The student, identified only as Jane Doe in court documents, argues the school officials didn't report suspected abuse to state authorities and ultimately didn't do enough to protect her from Stephen Orland, who is serving a 12-year prison term.
Orland, 43, of North Aurora, pleaded guilty earlier this year to aggravated criminal sexual abuse and has been fired from the district.
According to the lawsuit, filed in Kane County, school officials turned a blind eye to inappropriate behavior by Orland.
The suit argues that Orland "commonly engaged in acts of sexual innuendo and suggestion and other forms of inappropriate sexual conduct and grooming, including, but not limited to, the following: hugging female students from behind, kissing female students on the forehead; giving female students full body embraces; and placing his arm and hand around the waists of female students."
The suit, which demands a jury trial and seeks more than $50,000 damages, also argues that school employees spoke to each other about Orland's conduct but never reported it to the Illinois Department of Children and Family Services. The suit also cites a July 6, 2010, incident in which a janitor heard "giggling and other sounds" coming from a secluded band storage room, and found Orland and a different female student in there hugging before Orland ran away.
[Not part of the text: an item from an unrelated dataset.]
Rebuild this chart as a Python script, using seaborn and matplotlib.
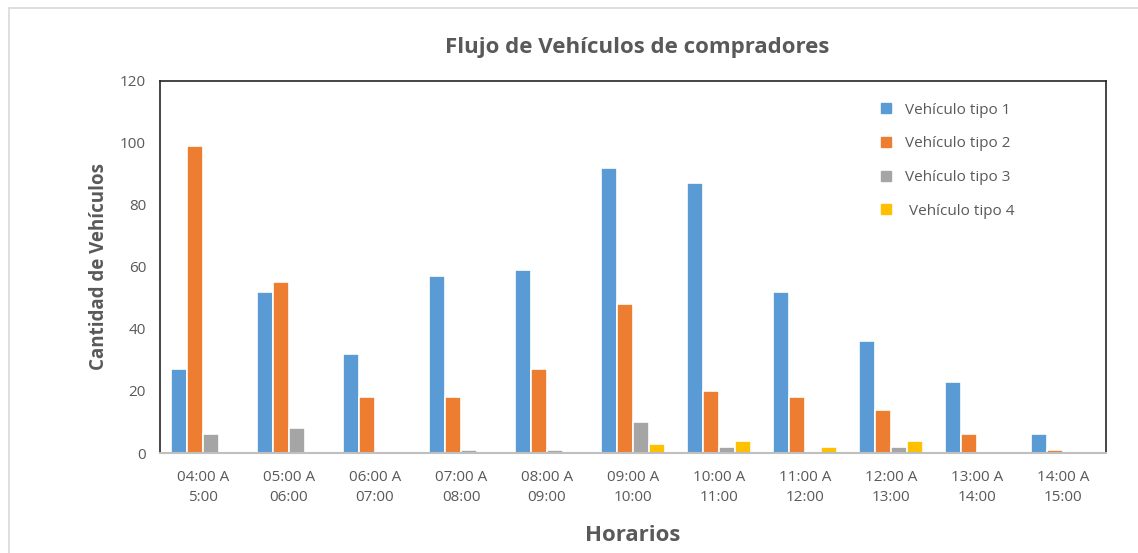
import matplotlib
matplotlib.use("Agg")
import matplotlib.pyplot as plt
import seaborn as sns
import pandas as pd
from matplotlib.lines import Line2D

horarios = ["04:00 A\n5:00", "05:00 A\n06:00", "06:00 A\n07:00", "07:00 A\n08:00",
            "08:00 A\n09:00", "09:00 A\n10:00", "10:00 A\n11:00", "11:00 A\n12:00",
            "12:00 A\n13:00", "13:00 A\n14:00", "14:00 A\n15:00"]
tipo1 = [27, 52, 32, 57, 59, 92, 87, 52, 36, 23, 6]
tipo2 = [99, 55, 18, 18, 27, 48, 20, 18, 14, 6, 1]
tipo3 = [6, 8, 0, 1, 1, 10, 2, 0, 2, 0, 0]
tipo4 = [0, 0, 0, 0, 0, 3, 4, 2, 4, 0, 0]
series_names = ["Vehículo tipo 1", "Vehículo tipo 2", "Vehículo tipo 3", " Vehículo tipo 4"]
colors = ["#5B9BD5", "#ED7D31", "#A5A5A5", "#FFC000"]

rows = []
for name, vals in zip(series_names, [tipo1, tipo2, tipo3, tipo4]):
    for h, v in zip(horarios, vals):
        rows.append({"Horario": h, "Serie": name, "Valor": v})
df = pd.DataFrame(rows)

sns.set_theme(style="white")
plt.rcParams['font.family'] = ['Open Sans', 'DejaVu Sans']

fig = plt.figure(figsize=(11.38, 5.53), dpi=100)
ax = fig.add_axes([0.1406, 0.1808, 0.9719 - 0.1406, 0.854 - 0.1808])

sns.barplot(data=df, x="Horario", y="Valor", hue="Serie", palette=colors, saturation=1,
            width=0.75, edgecolor="white", linewidth=1.2, ax=ax, legend=False)

ax.set_ylim(0, 120)
ax.set_yticks(range(0, 121, 20))
ax.set_xlim(-0.5, len(horarios) - 0.5)
ax.tick_params(axis="both", length=0, labelsize=11, colors="#595959")
ax.tick_params(axis="y", pad=10)
ax.tick_params(axis="x", pad=12)
for t in ax.get_xticklabels():
    t.set_linespacing(1.5)
for s in ["left", "top", "right"]:
    ax.spines[s].set_color("#262626")
    ax.spines[s].set_linewidth(1.2)
ax.spines["bottom"].set_color("#BFBFBF")
ax.spines["bottom"].set_linewidth(1.5)

ax.set_xlabel("Horarios", fontsize=16, fontweight="bold", color="#595959", labelpad=14)
ax.set_ylabel("Cantidad de Vehículos", fontsize=13.5, fontweight="bold", color="#595959", labelpad=8)
fig.text(0.56, 0.915, "Flujo de Vehículos de compradores", ha="center", va="center",
         fontsize=16, fontweight="bold", color="#595959")

handles = [Line2D([0], [0], marker="s", linestyle="none", markersize=7,
                  markerfacecolor=c, markeredgecolor=c) for c in colors]
leg = ax.legend(handles, series_names, loc="upper left", bbox_to_anchor=(0.737, 0.978),
                frameon=False, fontsize=11, labelspacing=1.22, handletextpad=0.2)
for t in leg.get_texts():
    t.set_color("#595959")

# outer chart border
fig.add_artist(Line2D([9 / 1138, 9 / 1138], [0, 1 - 8 / 553], transform=fig.transFigure,
                      color="#D9D9D9", linewidth=1.2))
fig.add_artist(Line2D([9 / 1138, 1], [1 - 8 / 553, 1 - 8 / 553], transform=fig.transFigure,
                      color="#D9D9D9", linewidth=1.2))

fig.savefig("out.png", dpi=100)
The suit accuses then Aurora West Principal Dan Bridges and Superintendent James Rydland of failing to alert officials at the Department of Children and Family Services, thus violating the Abused and Neglected Child Reporting Act. Bridges was named superintendent of Naperville Unit District 203 in August.
Rydland was unavailable Friday and district spokesman Mike Chapin said: "The school district has not received a copy of the complaint. We cannot comment on it until we get a chance to review it."
A message left at Bridges's office was not immediately returned.
DCFS officials have said District 129 officials should have reported Orland's conduct sooner.
Earlier this month, school board President Neal Ormond issued a statement on the district's website saying officials were cooperating with DCFS and the Kane County state's attorney's office and reviewing the matter.
"As we work through this, we trust that the community understands that while this former teacher was later found in 2011 to have engaged in criminal conduct for which he was terminated, the current DCFS failure to report allegations pertain to a 2010 incident," read part of Ormand's statement. "Please know that the board will continue to take all necessary measures to ensure that the district is providing a safe and healthy learning environment for its students. While there are legal constraints with respect to sharing information concerning students and employees, we will continue to keep the community apprised of our efforts to the best of our ability."
The lawsuit also argues that Orland began a relationship with the plaintiff, then a 16-year-old junior, in late 2010 or early 2011 and the non-action from the July 2010 incident gave him license to ratchet up the abuse and "engage in sexual activities, on school grounds, almost on a daily basis," including sending the teen texts, placing cards and notes in her locker, and writing bogus hall passes to "facilitate liaisons with her."
Craig Brown, attorney for the teen, could not be reached for comment.
The two sides are due in court on Dec. 6.